Design and construction
- Architect: Ivan Schlupp

= Bēne Manor =

Manor house in Zemgale, Latvia

Bēne Manor (Gut Behnen; Bēnes muiža) is a manor house in the Bēne Parish of Dobele Municipality in the Semigallia region of Latvia. Bēne manor was established at the end of the 16th century, upon the collapse of the Livonian Order and the formation of the Duchy of Courland and Semigallia.

== History ==
Bēne Manor was established in the late 16th century, after the collapse of the Livonian Order. When the Duchy of Courland and Semigallia was formed, Manor was created on the lands cultivated by the advisor to the Courland ruler Dr. Berg. In 1597 he received the county he had already acquired from the Duke Friedrich for use, along with the rights to use timber and firewood from the crown forest. King of Poland Władysław IV Vasa in 1633 made a final designation of property ownership.

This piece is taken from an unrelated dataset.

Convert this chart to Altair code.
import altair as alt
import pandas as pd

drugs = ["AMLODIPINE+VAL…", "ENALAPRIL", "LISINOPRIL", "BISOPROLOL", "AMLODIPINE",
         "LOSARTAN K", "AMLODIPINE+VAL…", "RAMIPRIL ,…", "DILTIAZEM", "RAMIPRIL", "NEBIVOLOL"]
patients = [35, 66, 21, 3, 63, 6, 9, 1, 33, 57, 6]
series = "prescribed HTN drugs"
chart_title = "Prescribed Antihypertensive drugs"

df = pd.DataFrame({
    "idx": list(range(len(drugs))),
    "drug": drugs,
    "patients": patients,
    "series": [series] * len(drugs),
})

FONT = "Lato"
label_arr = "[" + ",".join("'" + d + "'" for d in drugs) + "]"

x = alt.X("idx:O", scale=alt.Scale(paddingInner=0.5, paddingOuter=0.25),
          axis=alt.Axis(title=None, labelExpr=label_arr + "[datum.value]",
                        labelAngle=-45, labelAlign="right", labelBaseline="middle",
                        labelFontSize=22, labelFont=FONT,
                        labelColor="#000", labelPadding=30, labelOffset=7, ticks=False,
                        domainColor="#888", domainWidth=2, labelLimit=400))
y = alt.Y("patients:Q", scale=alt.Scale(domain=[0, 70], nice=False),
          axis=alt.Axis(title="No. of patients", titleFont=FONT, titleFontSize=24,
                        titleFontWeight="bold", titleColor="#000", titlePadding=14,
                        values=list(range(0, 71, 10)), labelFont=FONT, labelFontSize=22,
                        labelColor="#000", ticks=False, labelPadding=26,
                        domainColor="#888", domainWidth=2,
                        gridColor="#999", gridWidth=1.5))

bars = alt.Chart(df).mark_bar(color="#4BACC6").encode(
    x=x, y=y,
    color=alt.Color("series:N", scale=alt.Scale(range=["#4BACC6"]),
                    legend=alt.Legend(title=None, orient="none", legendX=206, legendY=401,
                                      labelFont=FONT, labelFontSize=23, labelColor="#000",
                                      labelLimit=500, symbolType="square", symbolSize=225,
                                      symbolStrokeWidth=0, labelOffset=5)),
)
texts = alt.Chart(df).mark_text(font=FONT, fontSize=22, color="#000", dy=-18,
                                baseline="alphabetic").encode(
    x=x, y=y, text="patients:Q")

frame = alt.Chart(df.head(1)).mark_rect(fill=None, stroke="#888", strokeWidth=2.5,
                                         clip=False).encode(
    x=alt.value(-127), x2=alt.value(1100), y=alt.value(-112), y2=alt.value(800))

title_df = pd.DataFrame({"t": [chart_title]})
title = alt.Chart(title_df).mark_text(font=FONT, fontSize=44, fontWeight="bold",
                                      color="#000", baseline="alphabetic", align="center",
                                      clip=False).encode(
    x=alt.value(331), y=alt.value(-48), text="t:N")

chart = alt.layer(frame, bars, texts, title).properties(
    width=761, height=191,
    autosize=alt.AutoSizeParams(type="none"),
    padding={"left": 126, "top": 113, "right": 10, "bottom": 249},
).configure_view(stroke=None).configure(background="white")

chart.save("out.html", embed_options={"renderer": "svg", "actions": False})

At the beginning of the 19th century, lands in Auce Municipality belonged to the Medem noble family. Count Friedrich von Medem owned the palaces of Vecauce and Eleja, as well as the manors of Bēne, Jaunauce, Ķevele and Vītiņi.
In 1873 Jelgava-Mažeikiai railway was opened. At that time, the owner of the Bēne Manor was Baron August von der Reck.
The last owner of the Bēne Manor house was Friedrich von Birckenstaedt.
The land of the manor was divided among the young farmers and part of the Bēne manor was rented out.
From 1922 manor tenant was Otto Valdemārs Gailītis. The ruined and desolate farm, which was then called the Cultural Center of Bēne, was transformed into a model farm, receiving government awards. On his initiative, he started sugar beet growing, established the most modern dairy in the Baltic States and began electrification of Bēne.